# 10. The structure of material stocks and flows and nodes of intersection The **plumbing structure, the stocks and flows and their physical arrangement**, can have an enormous effect on how the system operates. When the Hungarian road system was laid out so all traffic from one side of the nation to the other has to pass through central Budapest, that determined a lot about air pollution and commuting delays that are not easily fixed by pollution control devices, traffic lights, or speed limits. **The only way to fix a system that is laid out wrong is to rebuild it, if you can.**
Often you can't, because physical building is usually the **slowest and most expensive kind of change** to make in a system. Some stock-and-flow structures are just plain unchangeable. The baby-boom swell in the U.S. population first caused pressure on the elementary school system, then high schools, then colleges, then jobs and housing, and now we're looking forward to supporting its retirement. There is not much we can do about it, because five-year-olds become six-year-olds, and sixty-four-year-olds become sixty-five-year-olds predictably and unstoppably.
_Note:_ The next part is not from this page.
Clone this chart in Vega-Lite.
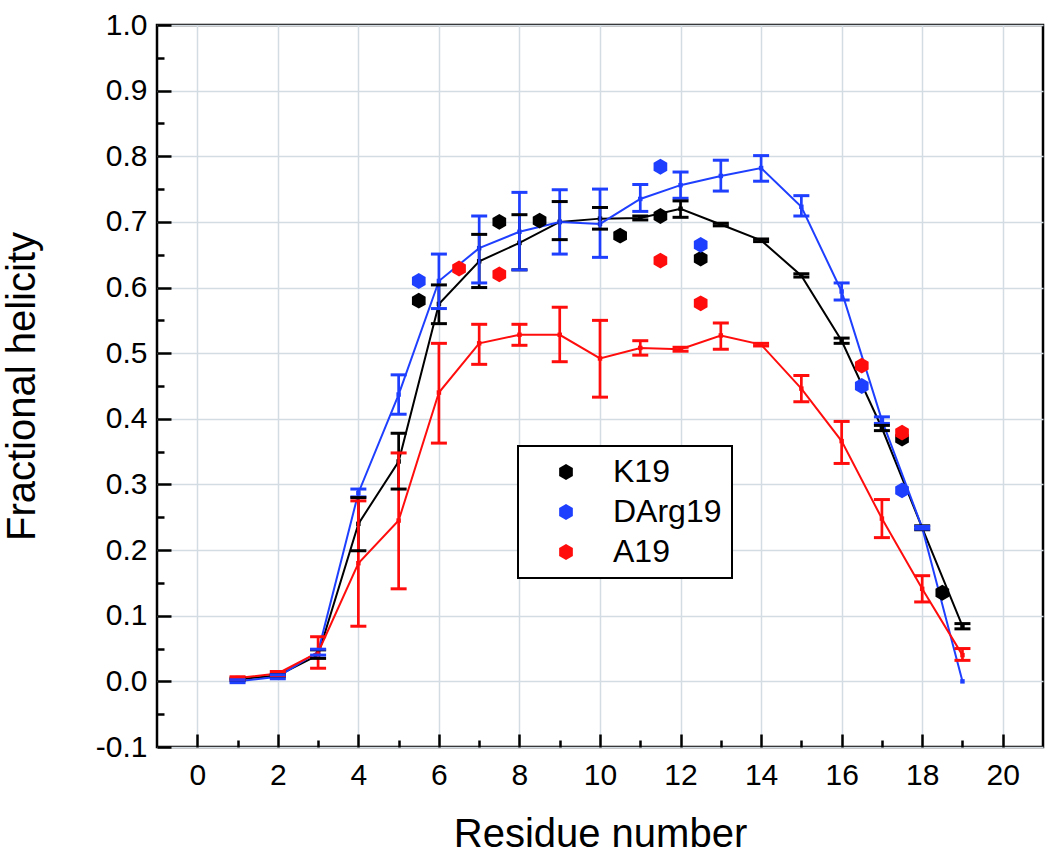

The same can be said for the lifetime of destructive CFC molecules in the ozone layer, for the rate at which contaminants get washed out of aquifers, for the fact that an inefficient car fleet takes 10 to 20 years to turn over.
Physical structure is crucial in a system, but rarely a leverage point, because changing it is rarely simple. **The leverage point is in proper design in the first place.** After the structure is built, the leverage is in **understanding its limitations and bottlenecks and refraining from fluctuations or expansions that strain its capacity**.